AMBER Rudd, the former Home Secretary, has said if she were Prime Minister, she would “fire all the men” and have an all-female Cabinet.

In an interview with ITV as part of its Acting PM podcast, Ms Rudd also expressed regret that the Tory Party no longer seemed to be a “welcoming place for Conservatives who are pro-Europeans”.

On what she would do with the Cabinet, she replied: “I'd fire all the men. I've decided I would have an all-female Cabinet. It's about time that we addressed the balance.

“There's been so many all-male Cabinets, although the last one was in 1992, but it still feels quite recent to me that still there's an issue with women getting into Cabinet. The current rate is just under 25% with David Frost's elevation…”

Ms Rudd said the Cabinet still felt “very much a boys club,” whereby women were overlooked. “The point is representation leads to policy changes; with an all-female Cabinet, we would address a lot of the issues that are being neglected at the moment.”

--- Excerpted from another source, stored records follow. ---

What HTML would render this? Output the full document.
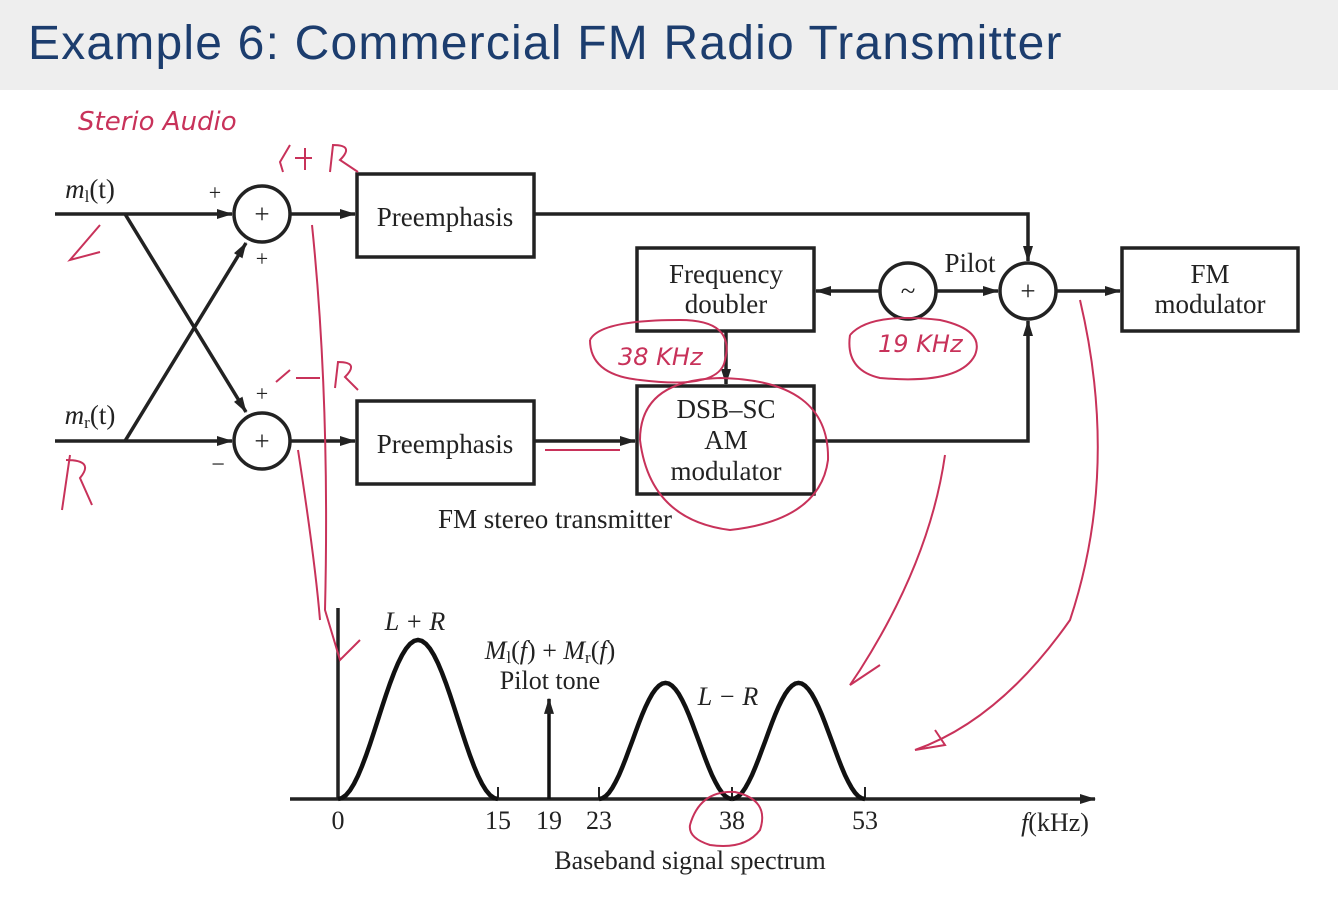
<!DOCTYPE html>
<html><head><meta charset="utf-8">
<style>
html,body{margin:0;padding:0;background:#fff;}
body{width:1338px;height:902px;overflow:hidden;position:relative;font-family:"Liberation Serif",serif;}
#hdr{position:absolute;left:0;top:0;width:1338px;height:90px;background:#eeeeee;}
#title{position:absolute;left:28px;top:16px;font-family:"Liberation Sans",sans-serif;font-size:48px;letter-spacing:1.2px;color:#1c3d6e;}
svg{position:absolute;left:0;top:0;}
</style></head><body>
<div id="hdr"></div>
<div id="title">Example 6: Commercial FM Radio Transmitter</div>
<svg id="s" width="1338" height="902">
<defs>
<marker id="ar" markerWidth="16" markerHeight="10" refX="15" refY="5" orient="auto" markerUnits="userSpaceOnUse"><path d="M0,0 L16,5 L0,10 z" fill="#222"/></marker>
</defs>
<g stroke="#222" stroke-width="3.5" fill="none">
<line x1="55" y1="214" x2="232" y2="214" marker-end="url(#ar)"/>
<line x1="55" y1="441" x2="232" y2="441" marker-end="url(#ar)"/>
<line x1="125" y1="214" x2="246" y2="412" marker-end="url(#ar)"/>
<line x1="125" y1="441" x2="246" y2="243" marker-end="url(#ar)"/>
<circle cx="262" cy="214" r="28" fill="#fff"/>
<circle cx="262" cy="441" r="28" fill="#fff"/>
<circle cx="908" cy="291" r="28" fill="#fff"/>
<circle cx="1028" cy="291" r="28" fill="#fff"/>
<line x1="290" y1="214" x2="355" y2="214" marker-end="url(#ar)"/>
<line x1="290" y1="441" x2="355" y2="441" marker-end="url(#ar)"/>
<rect x="357" y="174" width="177" height="83"/>
<rect x="357" y="401" width="177" height="83"/>
<rect x="637" y="248" width="177" height="83"/>
<rect x="637" y="386" width="177" height="108"/>
<rect x="1122" y="248" width="176" height="83"/>
<polyline points="534,214 1028,214 1028,261" marker-end="url(#ar)"/>
<line x1="534" y1="441" x2="635" y2="441" marker-end="url(#ar)"/>
<polyline points="814,441 1028,441 1028,321" marker-end="url(#ar)"/>
<line x1="936" y1="291" x2="998" y2="291" marker-end="url(#ar)"/>
<line x1="880" y1="291" x2="816" y2="291" marker-end="url(#ar)"/>
<line x1="726" y1="331" x2="726" y2="384" marker-end="url(#ar)"/>
<line x1="1056" y1="291" x2="1120" y2="291" marker-end="url(#ar)"/>
</g>
<g font-size="27" fill="#222" text-anchor="middle">
<text x="262" y="223">+</text><text x="262" y="450">+</text><text x="1028" y="300">+</text>
<text x="908" y="300">~</text>
<text x="215" y="200" font-size="22">+</text><text x="262" y="266" font-size="22">+</text>
<text x="262" y="401" font-size="22">+</text><text x="218" y="472" font-size="24">−</text>
<text x="970" y="272">Pilot</text>
<text x="445" y="226">Preemphasis</text><text x="445" y="453">Preemphasis</text>
<text x="726" y="283">Frequency</text><text x="726" y="313">doubler</text>
<text x="726" y="418">DSB–SC</text><text x="726" y="449">AM</text><text x="726" y="480">modulator</text>
<text x="1210" y="283">FM</text><text x="1210" y="313">modulator</text>
<text x="555" y="528">FM stereo transmitter</text>
<text x="90" y="198" font-style="italic">m<tspan font-size="17" dy="4" font-style="normal">l</tspan><tspan dy="-4" font-style="normal">(t)</tspan></text>
<text x="90" y="424" font-style="italic">m<tspan font-size="17" dy="4" font-style="normal">r</tspan><tspan dy="-4" font-style="normal">(t)</tspan></text>
</g>
<g id="spec"></g>
<g stroke="#c8325a" stroke-width="2" fill="none">
<path d="M100,225 L70,260 L100,252"/>
<path d="M70,455 L62,510 M66,460 Q95,460 80,478 L92,505"/>
<path d="M283,172 L280,162 L290,145 M295,158 L312,158 M305,148 L305,170 M330,172 L333,145 Q355,145 340,160 L358,172"/>
<path d="M276,382 L290,370 M296,378 L320,378 M335,388 L338,362 Q360,362 345,377 L358,390"/>
<path d="M312,225 Q330,400 325,610 L340,660 L360,640"/>
<path d="M298,450 Q315,560 320,620"/>
<path d="M945,455 Q930,560 860,670 L850,685 L880,665"/>
<path d="M1080,300 Q1120,470 1070,620 Q1000,720 915,750 L945,745 L935,730"/>
<path d="M590,340 Q600,320 680,320 Q735,320 725,360 Q720,390 640,380 Q590,375 590,340"/>
<path d="M850,335 Q870,312 940,320 Q985,330 975,355 Q960,385 880,378 Q845,370 850,335"/>
<path d="M640,440 Q640,380 720,378 Q830,380 828,460 Q820,520 730,530 Q650,520 640,440"/>
<path d="M690,825 Q700,790 735,792 Q770,800 760,830 Q745,850 710,845 Q688,838 690,825"/>
<path d="M545,450 L620,450"/>
</g>
<g fill="#c8325a" font-family="'DejaVu Sans',sans-serif" font-style="italic">
<text x="78" y="130" font-size="26">Sterio Audio</text>
<text x="618" y="365" font-size="24">38 KHz</text>
<text x="878" y="352" font-size="24">19 KHz</text>
</g>
</svg>
<script>
const tickValues=[0,15,19,23,38,53];
const tickLabels=["0","15","19","23","38","53"];
const bumpStarts=[0,23,38];
const bumpEnds=[15,38,53];
const bumpHeights=[1.0,0.73,0.73];
const pilotFreq=[19];
const pilotHeight=[0.63];

const baseY=799, topY=640, fullH=baseY-topY;
function xScale(f){
  const d=[0,15,19,23,53], r=[338,498,549,599,865];
  if(f<=d[0])return r[0];
  for(let i=1;i<d.length;i++){ if(f<=d[i]) return r[i-1]+(f-d[i-1])/(d[i]-d[i-1])*(r[i]-r[i-1]); }
  return r[r.length-1]+(f-53)*(266/30);
}
function yScale(h){return baseY-h*fullH;}
const NS="http://www.w3.org/2000/svg";
const g=document.getElementById('spec');
function mk(t,a){const e=document.createElementNS(NS,t);for(const k in a)e.setAttribute(k,a[k]);g.appendChild(e);return e;}
let ax=mk('line',{x1:290,y1:baseY,x2:1095,y2:baseY,stroke:'#222','stroke-width':3.5,'marker-end':'url(#ar)'});


let ay=mk('line',{x1:xScale(0),y1:baseY,x2:xScale(0),y2:608,stroke:'#222','stroke-width':3.5});


for(let i=0;i<tickValues.length;i++){
  const x=xScale(tickValues[i]);
  let t=mk('line',{x1:x,y1:baseY,x2:x,y2:baseY-12,stroke:'#222','stroke-width':2});
  
  
  let l=mk('text',{x:x,y:829,'font-size':26,'text-anchor':'middle',fill:'#222'});
  l.textContent=tickLabels[i];
  
  
}
for(let i=0;i<bumpStarts.length;i++){
  const a=bumpStarts[i],b=bumpEnds[i];let d='';
  for(let k=0;k<=40;k++){const f=a+(b-a)*k/40;const h=bumpHeights[i]*(1-Math.cos(2*Math.PI*k/40))/2;
    d+=(k?'L':'M')+xScale(f).toFixed(1)+','+yScale(h).toFixed(1);}
  let p=mk('path',{d:d,fill:'none',stroke:'#111','stroke-width':4.5});
  
  
}
for(let i=0;i<pilotFreq.length;i++){
  const x=xScale(pilotFreq[i]);
  let p=mk('line',{x1:x,y1:baseY,x2:x,y2:yScale(pilotHeight[i]),stroke:'#111','stroke-width':3.5,'marker-end':'url(#ar)'});
  
  
}
const labs=[["L + R",415,630,true],["Pilot tone",550,689,false],["L − R",728,705,true],["Baseband signal spectrum",690,869,false]];
for(const L of labs){let t=mk('text',{x:L[1],y:L[2],'font-size':26,'text-anchor':'middle',fill:'#222','font-style':L[3]?'italic':'normal'});t.textContent=L[0];
  
  }
let fk=mk('text',{x:1055,y:831,'font-size':26,'text-anchor':'middle',fill:'#222'});
fk.innerHTML='<tspan font-style="italic">f</tspan>(kHz)';


let m=mk('text',{x:550,y:659,'font-size':26,'text-anchor':'middle',fill:'#222'});
m.innerHTML='<tspan font-style="italic">M</tspan><tspan font-size="17" dy="4">l</tspan><tspan dy="-4">(</tspan><tspan font-style="italic">f</tspan>) + <tspan font-style="italic">M</tspan><tspan font-size="17" dy="4">r</tspan><tspan dy="-4">(</tspan><tspan font-style="italic">f</tspan>)';


</script>
</body></html>
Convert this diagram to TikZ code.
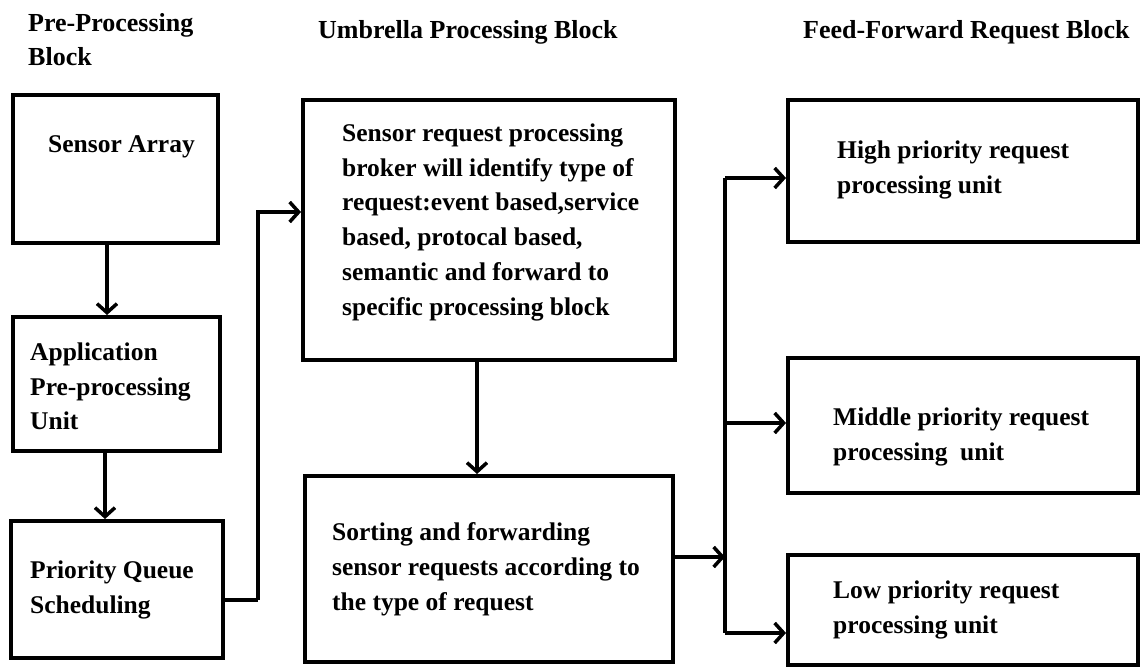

She claimed the evidence was that women, in general, tended to “work more consensually, more in coalition,” stressing: “So we'd have the first, all-female Cabinet under a female prime minister.”

The former Cabinet minister also bemoaned how there was now “no place for pro-European Conservatives” in her party.

“I know people who want to get selected for a seat have to show real Brexit enthusiasm to do so. That's a loss because there's a legitimate Conservative position, which is pro-European, not trying to get back into the EU, but fundamentally pro-European.

“And those people are not going to be part of the MP selection process in the future. Obviously, there are some of my former colleagues who are, and who've managed to stay and that's great, but it's quite different to having those views and staying as an MP to getting selected as an MP,” argued Ms Rudd.

She added: “I regret the fact the Conservative Party doesn't seem to be a welcoming place for Conservatives, who are pro-Europeans.”